'''
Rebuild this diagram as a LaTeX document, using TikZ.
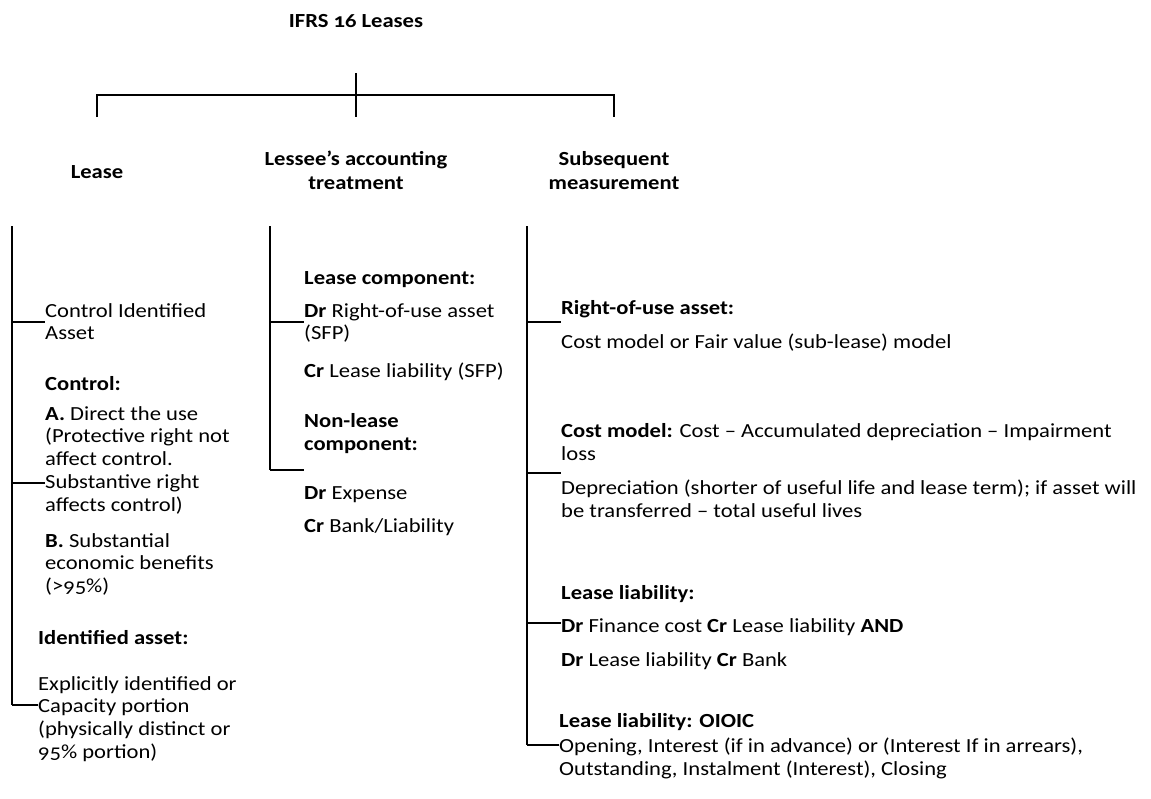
\documentclass[tikz,border=0pt]{standalone}
\usepackage{fontspec}
\setmainfont{Carlito}[Numbers=OldStyle, FakeStretch=1.13]
\begin{document}
\begin{tikzpicture}[x=1pt, y=-1pt,
  txt/.style={inner sep=0pt, anchor=north west, align=left,
    font=\fontsize{20}{22.8}\selectfont, execute at begin node={\strut}},
  head/.style={inner sep=0pt, anchor=north, align=center,
    font=\fontsize{20}{24}\selectfont\bfseries, execute at begin node={\strut}},
  rule/.style={line width=1.1pt, draw=black}]
\useasboundingbox (0,0) rectangle (1151,798);

% title and top bracket
\node[head] (title) at (356,10) {IFRS 16 Leases};
\coordinate (btop) at (356,73);
\coordinate (bmid) at (356,95);
\coordinate (bl) at (97,95);
\coordinate (br) at (614,95);
\coordinate (blb) at (97,117);
\coordinate (bmb) at (356,117);
\coordinate (brb) at (614,117);
\draw[rule] (btop) -- (bmb);
\draw[rule] (blb) -- (bl) -- (br) -- (brb);

% column headings
\node[head] (hlease) at (97,161) {Lease};
\node[head] (hlessee) at (356,151) {Lessee’s accounting\\treatment};
\node[head] (hsub) at (614,151) {Subsequent\\measurement};

% column 1: lease
\node[txt] (cia) at (45,303) {Control Identified\\Asset};
\node[txt] (ctl) at (45,374) {\textbf{Control:}};
\node[txt] (ca) at (45,406) {\textbf{A.} Direct the use\\(Protective right not\\affect control.\\Substantive right\\affects control)};
\node[txt] (cb) at (45,533) {\textbf{B.} Substantial\\economic benefits\\(>95\%)};
\node[txt] (ida) at (38,628) {\textbf{Identified asset:}};
\node[txt] (idb) at (38,676) {Explicitly identified or\\Capacity portion\\(physically distinct or\\95\% portion)};

\coordinate (l1top) at (12,226);
\coordinate (l1a) at (12,322);
\coordinate (l1b) at (12,483);
\coordinate (l1c) at (12,705);
\draw[rule] (l1top) -- (l1c);
\draw[rule] (l1a) -- (l1a -| cia.west);
\draw[rule] (l1b) -- (l1b -| ca.west);
\draw[rule] (l1c) -- (l1c -| idb.west);

% column 2: lessee's accounting treatment
\node[txt] (lc) at (304,268) {\textbf{Lease component:}};
\node[txt] (lcdr) at (304,303) {\textbf{Dr} Right-of-use asset\\(SFP)};
\node[txt] (lccr) at (304,361) {\textbf{Cr} Lease liability (SFP)};
\node[txt] (nlc) at (304,413) {\textbf{Non-lease}\\\textbf{component:}};
\node[txt] (nldr) at (304,483) {\textbf{Dr} Expense};
\node[txt] (nlcr) at (304,516) {\textbf{Cr} Bank/Liability};

\coordinate (l2top) at (270,226);
\coordinate (l2a) at (270,322);
\coordinate (l2b) at (270,470);
\draw[rule] (l2top) -- (l2b);
\draw[rule] (l2a) -- (l2a -| lcdr.west);
\draw[rule] (l2b) -- (l2b -| nldr.west);

% column 3: subsequent measurement
\node[txt] (rou) at (561,298) {\textbf{Right-of-use asset:}};
\node[txt] (rout) at (561,332) {Cost model or Fair value (sub-lease) model};
\node[txt] (cm) at (561,423) {\textbf{Cost model:} Cost – Accumulated depreciation – Impairment\\loss};
\node[txt] (dep) at (561,480) {Depreciation (shorter of useful life and lease term); if asset will\\be transferred – total useful lives};
\node[txt] (ll) at (561,583) {\textbf{Lease liability:}};
\node[txt] (lldr) at (561,616) {\textbf{Dr} Finance cost \textbf{Cr} Lease liability \textbf{AND}};
\node[txt] (llcr) at (561,650) {\textbf{Dr} Lease liability \textbf{Cr} Bank};
\node[txt] (oi) at (559,711) {\textbf{Lease liability: OIOIC}};
\node[txt] (oit) at (559,738) {Opening, Interest (if in advance) or (Interest If in arrears),\\Outstanding, Instalment (Interest), Closing};

\coordinate (l3top) at (527,226);
\coordinate (l3a) at (527,322);
\coordinate (l3b) at (527,473);
\coordinate (l3c) at (527,623);
\coordinate (l3d) at (527,745);
\draw[rule] (l3top) -- (l3d);
\draw[rule] (l3a) -- (l3a -| rou.west);
\draw[rule] (l3b) -- (l3b -| cm.west);
\draw[rule] (l3c) -- (l3c -| lldr.west);
\draw[rule] (l3d) -- (l3d -| oit.west);
\end{tikzpicture}
\end{document}
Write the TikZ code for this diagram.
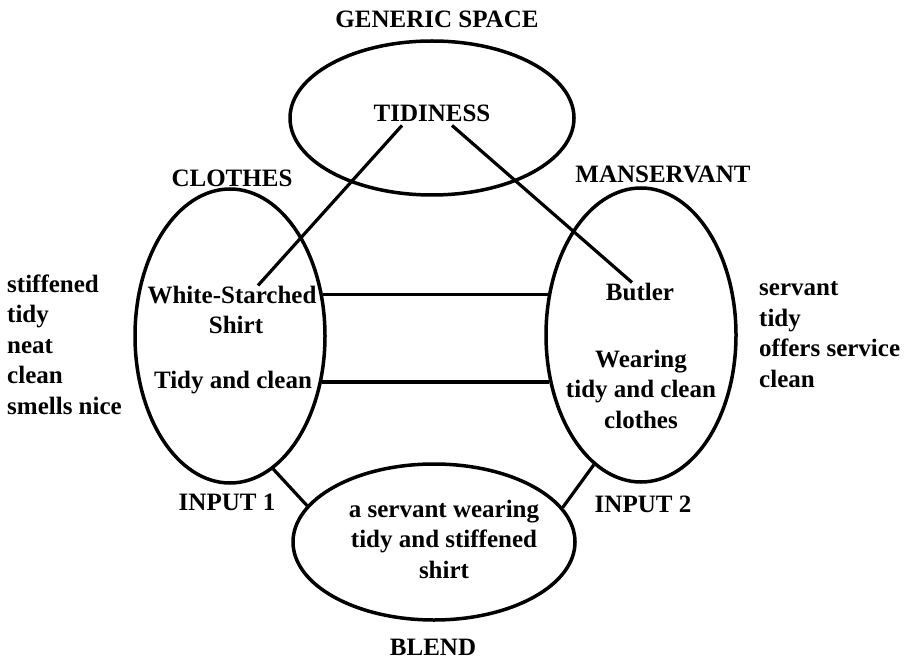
\documentclass[tikz,border=0pt]{standalone}
\usepackage{fontspec}
\setmainfont{Liberation Serif}
\usetikzlibrary{positioning,shapes.geometric}

\begin{document}
\begin{tikzpicture}[x=1pt,y=-1pt,
  every node/.style={font=\fontsize{25}{30.5}\selectfont\bfseries,inner sep=0pt},
  domain/.style args={#1/#2}{ellipse,draw,line width=3.5pt,minimum width=#1,minimum height=#2},
  link/.style={line width=3.2pt}]
  \useasboundingbox (0,0) rectangle (909,660);

  % mental spaces
  \node[domain=284pt/154pt] (gen) at (432,118) {};
  \node[domain=190pt/294pt] (clothes) at (230,336) {};
  \node[domain=190pt/294pt] (man) at (641,335) {};
  \node[domain=282pt/156pt] (blend) at (434,542) {};

  % space names
  \node[anchor=base] (genlab) at (437,28) {GENERIC SPACE};
  \node[anchor=base] (clolab) at (232,187) {CLOTHES};
  \node[anchor=base] (manlab) at (663,183) {MANSERVANT};
  \node[anchor=base] (in1) at (227,510) {INPUT 1};
  \node[anchor=base] (in2) at (643,512) {INPUT 2};
  \node[anchor=base] (blendlab) at (433,655) {BLEND};

  % elements
  \node[anchor=base] (tid) at (432,122) {TIDINESS};
  \node[anchor=base] (white) at (232,303) {White-Starched};
  \node[anchor=base] (shirt) at (236,333) {Shirt};
  \node[anchor=base] (tidyc) at (233,388) {Tidy and clean};
  \node[anchor=base] (butler) at (640,300) {Butler};
  \node[anchor=base,align=center] (wear) at (641,428) {Wearing\\tidy and clean\\clothes};
  \node[anchor=base,align=center] (blendtxt) at (444,578) {a servant wearing\\tidy and stiffened\\shirt};

  % properties
  \node[anchor=base west,align=left] (leftlist) at (7,414) {stiffened\\tidy\\neat\\clean\\smells nice};
  \node[anchor=base west,align=left] (rightlist) at (759,387) {servant\\tidy\\offers service\\clean};

  % mappings
  \draw[link] ([xshift=-30pt,yshift=-3pt]tid.south) -- ([xshift=26pt]white.north);
  \draw[link] ([xshift=20pt,yshift=-3pt]tid.south) -- ([xshift=-8pt]butler.north);
  \draw[link] (white.east -| clothes.24) -- (white.east -| man.156);
  \draw[link] (tidyc.east -| clothes.-27) -- (tidyc.east -| man.207);
  \draw[link] (clothes.-72) -- (blend.164);
  \draw[link] (man.-110) -- (blend.15);
\end{tikzpicture}
\end{document}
'''
◆ **Task requirements**
Of the lines above, copy only those from the one holding "Write the TikZ code for this diagram." to the one holding "(blendlab) at (433,655)", both included, and exclude every image.

◆ **Exercise answer**
Write the TikZ code for this diagram.
\documentclass[tikz,border=0pt]{standalone}
\usepackage{fontspec}
\setmainfont{Liberation Serif}
\usetikzlibrary{positioning,shapes.geometric}

\begin{document}
\begin{tikzpicture}[x=1pt,y=-1pt,
  every node/.style={font=\fontsize{25}{30.5}\selectfont\bfseries,inner sep=0pt},
  domain/.style args={#1/#2}{ellipse,draw,line width=3.5pt,minimum width=#1,minimum height=#2},
  link/.style={line width=3.2pt}]
  \useasboundingbox (0,0) rectangle (909,660);

  % mental spaces
  \node[domain=284pt/154pt] (gen) at (432,118) {};
  \node[domain=190pt/294pt] (clothes) at (230,336) {};
  \node[domain=190pt/294pt] (man) at (641,335) {};
  \node[domain=282pt/156pt] (blend) at (434,542) {};

  % space names
  \node[anchor=base] (genlab) at (437,28) {GENERIC SPACE};
  \node[anchor=base] (clolab) at (232,187) {CLOTHES};
  \node[anchor=base] (manlab) at (663,183) {MANSERVANT};
  \node[anchor=base] (in1) at (227,510) {INPUT 1};
  \node[anchor=base] (in2) at (643,512) {INPUT 2};
  \node[anchor=base] (blendlab) at (433,655) {BLEND};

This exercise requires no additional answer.